Copy out the data below verbatim.

Supplied information
######

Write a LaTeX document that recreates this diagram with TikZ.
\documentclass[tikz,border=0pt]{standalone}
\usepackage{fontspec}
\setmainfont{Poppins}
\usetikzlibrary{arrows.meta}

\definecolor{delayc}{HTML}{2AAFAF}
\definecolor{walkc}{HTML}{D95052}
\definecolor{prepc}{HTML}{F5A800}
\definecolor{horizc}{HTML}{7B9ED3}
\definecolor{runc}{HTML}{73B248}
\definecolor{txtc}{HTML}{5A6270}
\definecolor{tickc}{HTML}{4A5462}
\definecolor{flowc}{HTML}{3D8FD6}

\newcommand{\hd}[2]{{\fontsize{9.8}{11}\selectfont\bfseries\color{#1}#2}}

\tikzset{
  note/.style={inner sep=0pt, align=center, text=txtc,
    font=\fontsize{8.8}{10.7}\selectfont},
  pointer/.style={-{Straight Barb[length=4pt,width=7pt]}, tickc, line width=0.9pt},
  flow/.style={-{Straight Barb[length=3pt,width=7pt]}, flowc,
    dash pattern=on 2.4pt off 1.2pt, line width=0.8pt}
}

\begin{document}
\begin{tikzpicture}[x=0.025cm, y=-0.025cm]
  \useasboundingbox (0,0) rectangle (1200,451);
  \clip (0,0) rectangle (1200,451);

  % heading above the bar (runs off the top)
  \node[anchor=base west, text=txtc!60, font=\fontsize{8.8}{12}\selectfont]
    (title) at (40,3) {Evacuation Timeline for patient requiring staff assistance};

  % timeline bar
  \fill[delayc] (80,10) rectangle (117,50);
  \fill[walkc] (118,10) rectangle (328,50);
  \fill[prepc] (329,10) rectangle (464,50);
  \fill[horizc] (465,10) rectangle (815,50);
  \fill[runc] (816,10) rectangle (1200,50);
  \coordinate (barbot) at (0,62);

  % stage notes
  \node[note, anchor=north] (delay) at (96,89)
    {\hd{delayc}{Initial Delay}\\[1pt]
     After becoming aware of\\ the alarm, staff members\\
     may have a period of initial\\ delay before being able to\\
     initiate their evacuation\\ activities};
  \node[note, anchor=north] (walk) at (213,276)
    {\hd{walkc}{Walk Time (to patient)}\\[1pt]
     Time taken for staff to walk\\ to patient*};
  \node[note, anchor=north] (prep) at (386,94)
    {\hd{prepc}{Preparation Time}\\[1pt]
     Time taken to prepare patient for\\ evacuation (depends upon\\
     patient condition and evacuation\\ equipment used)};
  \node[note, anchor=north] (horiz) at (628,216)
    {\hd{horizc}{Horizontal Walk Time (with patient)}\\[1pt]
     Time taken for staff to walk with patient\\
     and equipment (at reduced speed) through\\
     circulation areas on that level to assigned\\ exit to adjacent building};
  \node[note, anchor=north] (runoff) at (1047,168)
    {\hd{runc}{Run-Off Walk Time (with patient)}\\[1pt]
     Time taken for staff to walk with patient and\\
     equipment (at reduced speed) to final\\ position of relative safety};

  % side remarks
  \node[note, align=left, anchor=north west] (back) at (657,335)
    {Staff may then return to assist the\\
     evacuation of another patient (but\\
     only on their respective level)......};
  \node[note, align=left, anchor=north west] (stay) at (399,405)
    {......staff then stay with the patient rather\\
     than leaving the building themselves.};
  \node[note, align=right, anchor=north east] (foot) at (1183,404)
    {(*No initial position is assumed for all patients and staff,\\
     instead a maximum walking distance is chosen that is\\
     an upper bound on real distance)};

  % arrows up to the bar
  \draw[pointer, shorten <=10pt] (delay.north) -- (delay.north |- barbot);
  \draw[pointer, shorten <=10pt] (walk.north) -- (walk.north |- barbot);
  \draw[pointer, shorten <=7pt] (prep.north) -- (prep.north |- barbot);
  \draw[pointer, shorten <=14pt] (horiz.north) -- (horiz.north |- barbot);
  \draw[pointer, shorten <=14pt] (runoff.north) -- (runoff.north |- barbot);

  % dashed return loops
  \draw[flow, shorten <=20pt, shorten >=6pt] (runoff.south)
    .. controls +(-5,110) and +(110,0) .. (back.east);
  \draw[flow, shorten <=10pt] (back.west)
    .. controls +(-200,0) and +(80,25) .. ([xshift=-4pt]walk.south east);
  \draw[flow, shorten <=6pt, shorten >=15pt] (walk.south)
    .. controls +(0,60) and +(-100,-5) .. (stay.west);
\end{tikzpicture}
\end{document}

######

Solution
Write a LaTeX document that recreates this diagram with TikZ.
\documentclass[tikz,border=0pt]{standalone}
\usepackage{fontspec}
\setmainfont{Poppins}
\usetikzlibrary{arrows.meta}

\definecolor{delayc}{HTML}{2AAFAF}
\definecolor{walkc}{HTML}{D95052}
\definecolor{prepc}{HTML}{F5A800}
\definecolor{horizc}{HTML}{7B9ED3}
\definecolor{runc}{HTML}{73B248}
\definecolor{txtc}{HTML}{5A6270}
\definecolor{tickc}{HTML}{4A5462}
\definecolor{flowc}{HTML}{3D8FD6}

\newcommand{\hd}[2]{{\fontsize{9.8}{11}\selectfont\bfseries\color{#1}#2}}

\tikzset{
  note/.style={inner sep=0pt, align=center, text=txtc,
    font=\fontsize{8.8}{10.7}\selectfont},
  pointer/.style={-{Straight Barb[length=4pt,width=7pt]}, tickc, line width=0.9pt},
  flow/.style={-{Straight Barb[length=3pt,width=7pt]}, flowc,
    dash pattern=on 2.4pt off 1.2pt, line width=0.8pt}
}

\begin{document}
\begin{tikzpicture}[x=0.025cm, y=-0.025cm]
  \useasboundingbox (0,0) rectangle (1200,451);
  \clip (0,0) rectangle (1200,451);

  % heading above the bar (runs off the top)
  \node[anchor=base west, text=txtc!60, font=\fontsize{8.8}{12}\selectfont]
    (title) at (40,3) {Evacuation Timeline for patient requiring staff assistance};

  % timeline bar
  \fill[delayc] (80,10) rectangle (117,50);
  \fill[walkc] (118,10) rectangle (328,50);
  \fill[prepc] (329,10) rectangle (464,50);
  \fill[horizc] (465,10) rectangle (815,50);
  \fill[runc] (816,10) rectangle (1200,50);
  \coordinate (barbot) at (0,62);

  % stage notes
  \node[note, anchor=north] (delay) at (96,89)
    {\hd{delayc}{Initial Delay}\\[1pt]
     After becoming aware of\\ the alarm, staff members\\
     may have a period of initial\\ delay before being able to\\
     initiate their evacuation\\ activities};
  \node[note, anchor=north] (walk) at (213,276)
    {\hd{walkc}{Walk Time (to patient)}\\[1pt]
     Time taken for staff to walk\\ to patient*};
  \node[note, anchor=north] (prep) at (386,94)
    {\hd{prepc}{Preparation Time}\\[1pt]
     Time taken to prepare patient for\\ evacuation (depends upon\\
     patient condition and evacuation\\ equipment used)};
  \node[note, anchor=north] (horiz) at (628,216)
    {\hd{horizc}{Horizontal Walk Time (with patient)}\\[1pt]
     Time taken for staff to walk with patient\\
     and equipment (at reduced speed) through\\
     circulation areas on that level to assigned\\ exit to adjacent building};
  \node[note, anchor=north] (runoff) at (1047,168)
    {\hd{runc}{Run-Off Walk Time (with patient)}\\[1pt]
     Time taken for staff to walk with patient and\\
     equipment (at reduced speed) to final\\ position of relative safety};

  % side remarks
  \node[note, align=left, anchor=north west] (back) at (657,335)
    {Staff may then return to assist the\\
     evacuation of another patient (but\\
     only on their respective level)......};
  \node[note, align=left, anchor=north west] (stay) at (399,405)
    {......staff then stay with the patient rather\\
     than leaving the building themselves.};
  \node[note, align=right, anchor=north east] (foot) at (1183,404)
    {(*No initial position is assumed for all patients and staff,\\
     instead a maximum walking distance is chosen that is\\
     an upper bound on real distance)};

  % arrows up to the bar
  \draw[pointer, shorten <=10pt] (delay.north) -- (delay.north |- barbot);
  \draw[pointer, shorten <=10pt] (walk.north) -- (walk.north |- barbot);
  \draw[pointer, shorten <=7pt] (prep.north) -- (prep.north |- barbot);
  \draw[pointer, shorten <=14pt] (horiz.north) -- (horiz.north |- barbot);
  \draw[pointer, shorten <=14pt] (runoff.north) -- (runoff.north |- barbot);

  % dashed return loops
  \draw[flow, shorten <=20pt, shorten >=6pt] (runoff.south)
    .. controls +(-5,110) and +(110,0) .. (back.east);
  \draw[flow, shorten <=10pt] (back.west)
    .. controls +(-200,0) and +(80,25) .. ([xshift=-4pt]walk.south east);
  \draw[flow, shorten <=6pt, shorten >=15pt] (walk.south)
    .. controls +(0,60) and +(-100,-5) .. (stay.west);
\end{tikzpicture}
\end{document}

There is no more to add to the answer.